Romantic reminiscences

Romancing with Life: An Autobiography
by Dev Anand. Penguin Books India. Pages 438. Price 695.

Romancing with Life: An AutobiographyThe image of Dev Anand, for me, always coalesces with the image of ‘Raju’ of Guide who with his magical chant brings rain and succour to a parched famine-struck terrain. The role of ‘Raju’, incidentally also won critical acclaim for Dev Anand who hitherto had been just a romantic hero with a ‘puff’, stylised dialogue delivery and a winsome smile. But this is not his only claim to fame. This Gregory Peck look-alike has given some endearing performances in films like Baazi, Jaal, Jewel Thief, Tere Ghar ke Samne et al.

This bright and ageless star on the Indian film firmament has also directed some unusual films like Hare Rama Hare Krishna, Des Pardes, Hum Naunjawan and Censor, boldly analysing divergent social issues that were spoken of only in whispers. Six decades of cinema have not dampened the enthusiasm and spirits of this creator-director-actor who even at 84 is running full steam ahead.

Romancing with Life, the much-awaited autobiography of Dev Anand, gives us a glimpse of ‘Dev-aan’, the person behind the public persona of the legendary film star. A montage of reminiscences strung together in a beguiling pattern, the autobiography is written in a simple conversational style that creates an empathetic bond between Dev Anand and the readers. The reader sits with Dev as his father teaches him the ‘Gayatri Mantra’, counts the stars with the future star, lying on a charpoy on the terrace in Gurdaspur, blushes with a youthful Dev as he murmurs a shy lovelorn hello to ‘Usha’ in college and walks the footpaths with ‘DD’ in Bombay waiting for the big ‘break’. The reader feels Dev’s dejection as he sifts through war correspondence for a living and later is elated at the adulation that Dev Anand receives after Ziddi, a film that made him a romantic hero. But there is more to the ‘larger-than-life-hero’ than meets the eye. Here is a human being who is anguished at the death of his dear brother ‘Goldilocks’, and his much-loved friend Guru Dutt. Here is a man who hates the brutality of war and is forever in search of "that special ray of sunshine that makes life worth living".

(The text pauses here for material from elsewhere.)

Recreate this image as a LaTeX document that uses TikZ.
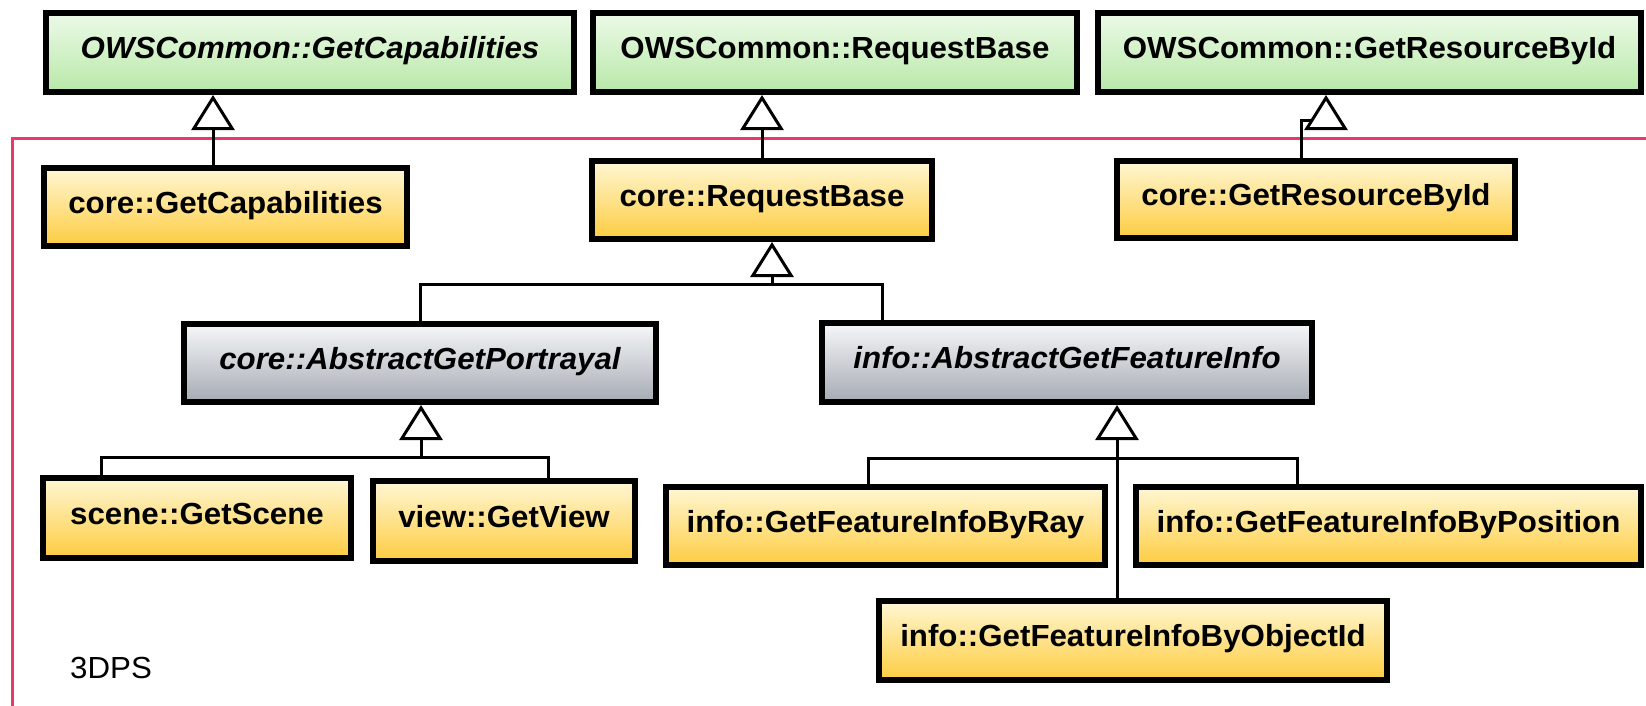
\documentclass[tikz,border=0pt]{standalone}
\usepackage{fontspec}
\setmainfont{Liberation Sans}[FakeStretch=1.025]
\usetikzlibrary{arrows.meta}
\definecolor{frameRed}{RGB}{232,58,106}
\definecolor{yTop}{RGB}{255,247,212}
\definecolor{yBot}{RGB}{253,204,64}
\definecolor{gTop}{RGB}{236,250,232}
\definecolor{gBot}{RGB}{184,232,168}
\definecolor{aTop}{RGB}{246,247,249}
\definecolor{aBot}{RGB}{166,171,179}
\begin{document}
\begin{tikzpicture}[x=1pt,y=-1pt,
  box/.style={draw=black, line width=6pt, outer sep=3pt, inner sep=0pt,
    font=\fontsize{30.5}{36}\selectfont\bfseries, text height=22pt, text depth=10pt, anchor=center},
  ybox/.style={box, top color=yTop, bottom color=yBot},
  gbox/.style={box, top color=gTop, bottom color=gBot},
  abox/.style={box, top color=aTop, bottom color=aBot},
  ital/.style={font=\fontsize{30.5}{36}\selectfont\bfseries\itshape},
  conn/.style={line width=3pt, draw=black},
  gen/.style={conn, -{Triangle[open, length=35pt, width=43pt]}},
  frameline/.style={line width=3pt, draw=frameRed},
]
\useasboundingbox (0,0) rectangle (1646,705);
\fill[white] (0,0) rectangle (1646,705);
\draw[frameline] (12,707) -- (12,138) -- (1648,138);

% top row (green)
\node[gbox, ital, minimum width=528pt, minimum height=79pt] (owsCap) at (310,52.5) {OWSCommon::GetCapabilities};
\node[gbox, minimum width=484pt, minimum height=79pt] (owsReq) at (835,52.5) {OWSCommon::RequestBase};
\node[gbox, minimum width=543pt, minimum height=79pt] (owsRes) at (1369.5,52.5) {OWSCommon::GetResourceById};

% second row
\node[ybox, minimum width=363pt, minimum height=78pt] (coreCap) at (225.5,207) {core::GetCapabilities};
\node[ybox, minimum width=340pt, minimum height=78pt] (coreReq) at (762,200) {core::RequestBase};
\node[ybox, minimum width=398pt, minimum height=77pt] (coreRes) at (1316,199.5) {core::GetResourceById};

% abstract row
\node[abox, ital, minimum width=472pt, minimum height=78pt] (absP) at (420,363) {core::AbstractGetPortrayal};
\node[abox, ital, minimum width=490pt, minimum height=79pt] (absF) at (1067,362.5) {info::AbstractGetFeatureInfo};

% bottom rows
\node[ybox, minimum width=308pt, minimum height=80pt] (scene) at (197,518) {scene::GetScene};
\node[ybox, minimum width=262pt, minimum height=80pt] (view) at (504,521) {view::GetView};
\node[ybox, minimum width=439pt, minimum height=78pt] (ray) at (885.5,526) {info::GetFeatureInfoByRay};
\node[ybox, minimum width=505pt, minimum height=78pt] (pos) at (1388.5,526) {info::GetFeatureInfoByPosition};
\node[ybox, minimum width=508pt, minimum height=79pt] (obj) at (1133,640.5) {info::GetFeatureInfoByObjectId};

\node[anchor=base west, inner sep=0pt, font=\fontsize{30.5}{36}\selectfont] (lbl) at (70,678) {3DPS};

% connectors
\coordinate (c1) at (213,0);
\draw[gen] (coreCap.north -| c1) -- (owsCap.south -| c1);
\draw[gen] (coreReq.north) -- (owsReq.south -| coreReq.north);

\coordinate (r1) at (1301,120);
\coordinate (r2) at (1312,120);
\coordinate (r3) at (1326,130);
\draw[conn] (coreRes.north -| r1) -- (r1) -- (r2);
\draw[gen] (r3) -- (owsRes.south -| r3);

\coordinate (b1) at (772,284);
\coordinate (xF) at (882,0);
\draw[gen] (absP.north) |- (b1) -- (coreReq.south -| b1);
\draw[conn] (absF.north -| xF) |- (b1);

\coordinate (b2) at (421,457);
\coordinate (s1) at (101,0);
\coordinate (v1) at (548,0);
\draw[gen] (scene.north -| s1) |- (b2) -- (absP.south -| b2);
\draw[conn] (view.north -| v1) |- (b2);

\coordinate (b3) at (1117,458);
\coordinate (q1) at (868,458);
\coordinate (q2) at (1297,458);
\draw[gen] (obj.north -| b3) -- (absF.south -| b3);
\draw[conn] (ray.north -| q1) -- (q1) -- (q2) -- (pos.north -| q2);
\end{tikzpicture}
\end{document}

As we travel down memory lane with Dev Anand, some reminiscences, however, smack of narcissism and seem to find place in the autobiography for no earthly reason except to highlight a star’s romantic proclivities. But Dev Anand has defended himself against the charge of self-obsession stating with child-like candor that he is a "deity to his millions of fans" and his memoir is merely to "honor that image". The star ingenuously says, "My best moments with myself are when I am in front of my mirror in the bathroom."

And yet, despite the candid disclosures, one is somewhat miffed because the focus of the book is essentially on the romantic escapades of a star rather than the evolution of an actor and director. An interesting read nevertheless.